- Born: 5 March 1951 (age 75) Sri Lanka
- Education: Nalanda College, Colombo
- Employer(s): University of Sri Jayewardenepura State Pharmaceuticals Corporation of Sri Lanka
- Known for: Chairman of National Medicines Regulatory Authority, former Chairman Sri Jayawardenepura General Hospital

= S. D. Jayaratne =

Shanthilal Devapriya Jayaratne was a professor of medicine at University of Sri Jayewardenepura and was Chairman of State Pharmaceuticals Corporation of Sri Lanka (SPC) and State Pharmaceuticals Manufacturing Corporation (SPMC).

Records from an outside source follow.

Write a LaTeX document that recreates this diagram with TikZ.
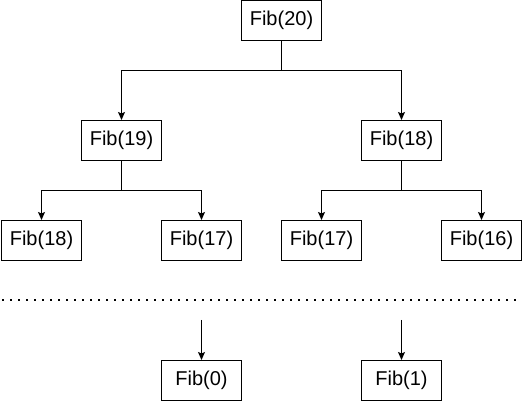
\documentclass[tikz,border=0pt]{standalone}
\usepackage{fontspec}
\setmainfont{Liberation Sans}
\usetikzlibrary{arrows.meta}

\begin{document}
\begin{tikzpicture}[x=1pt,y=-1pt,line width=1pt,
 every node/.style={font=\fontsize{20}{23}\selectfont},
 call/.style={rectangle,draw,minimum width=80pt,minimum height=40pt,inner sep=0pt},
 arr/.style={-{Stealth[length=8pt,width=7pt,inset=1.5pt]}}]
\useasboundingbox (0,0) rectangle (523,401);
\node[call] (f20) at (281.5,20.5) {Fib(20)};
\node[call] (f19) at (121.5,140.5) {Fib(19)};
\node[call] (f18) at (401.5,140.5) {Fib(18)};
\node[call] (f18b) at (41.5,240.5) {Fib(18)};
\node[call] (f17) at (201.5,240.5) {Fib(17)};
\node[call] (f17b) at (321.5,240.5) {Fib(17)};
\node[call] (f16) at (481.5,240.5) {Fib(16)};
\node[call] (f0) at (201.5,380.5) {Fib(0)};
\node[call] (f1) at (401.5,380.5) {Fib(1)};
\coordinate (s0) at (201.5,320);
\coordinate (s1) at (401.5,320);
\coordinate (dl) at (2,300);
\coordinate (dr) at (516,300);
% calls
\draw[arr] (f20.south) -- ++(0,30) -| (f19);
\draw[arr] (f20.south) -- ++(0,30) -| (f18);
\draw[arr] (f19.south) -- ++(0,30) -| (f18b);
\draw[arr] (f19.south) -- ++(0,30) -| (f17);
\draw[arr] (f18.south) -- ++(0,30) -| (f17b);
\draw[arr] (f18.south) -- ++(0,30) -| (f16);
\draw[arr] (s0) -- (f0);
\draw[arr] (s1) -- (f1);
\draw[line width=2pt,dash pattern=on 2pt off 6pt] (dl) -- (dr);
\end{tikzpicture}
\end{document}
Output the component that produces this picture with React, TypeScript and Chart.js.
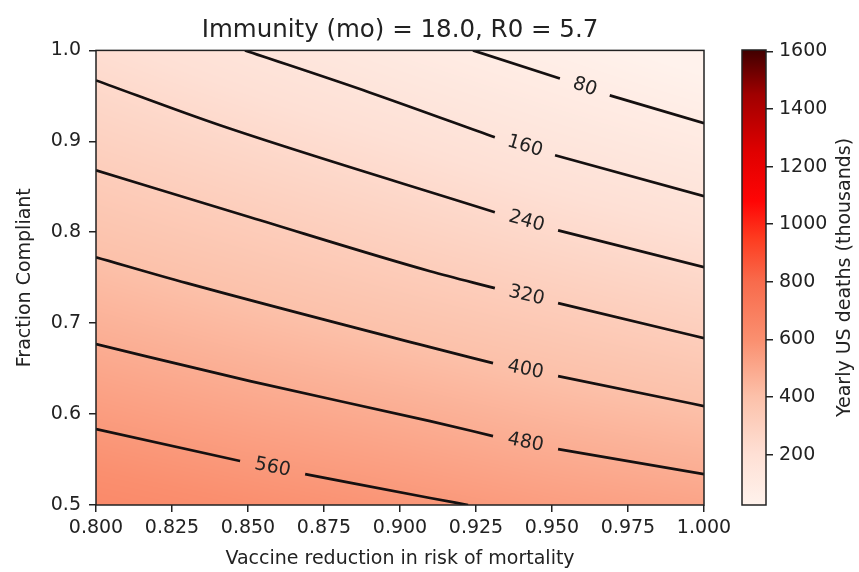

Jayaratne is the chairman of National Medicines Regulatory Authority, and former chairman of Sri Jayawardenepura General Hospital.

==Early life==

Jayaratne was born in 1951 and educated at Nalanda College, Colombo. After passing the GCE Advanced Level in Sri Lanka in science stream he entered medical faculty of the University of Colombo and graduated as a Medical Doctor with a Bachelor of Medicine, Bachelor of Surgery.

==Career==

After completing his internship at the then General Hospital Colombo (currently National Hospital of Sri Lanka), he was appointed to Kurunegala Hospital. At a later stage he was attached to Panadura Hospital too. Later for postgraduate higher education studies, Jayaratne went to United Kingdom and after completion and upon arrival back to Sri Lanka joined North Colombo Medical College Hospital and worked as a specialist doctor in Ragama Hospital. Later when University of Sri Jayewardenepura opened its Faculty of Medical Sciences, he joined it as a senior lecturer while doing clinical work at the Kalubowila Hospital. He has been a chairman of board of study in medicine of the Post graduate Institute of Medicine, University of Colombo, and later as chairperson of the board of management of the same institute. In its jubilee year in 2017 of the Ceylon College of Physicians, he was the president of the college. From 2019 he has been appointed as Chairman of the Sri Jayewardenepura Hospital and Postgraduate Centre as its chairman.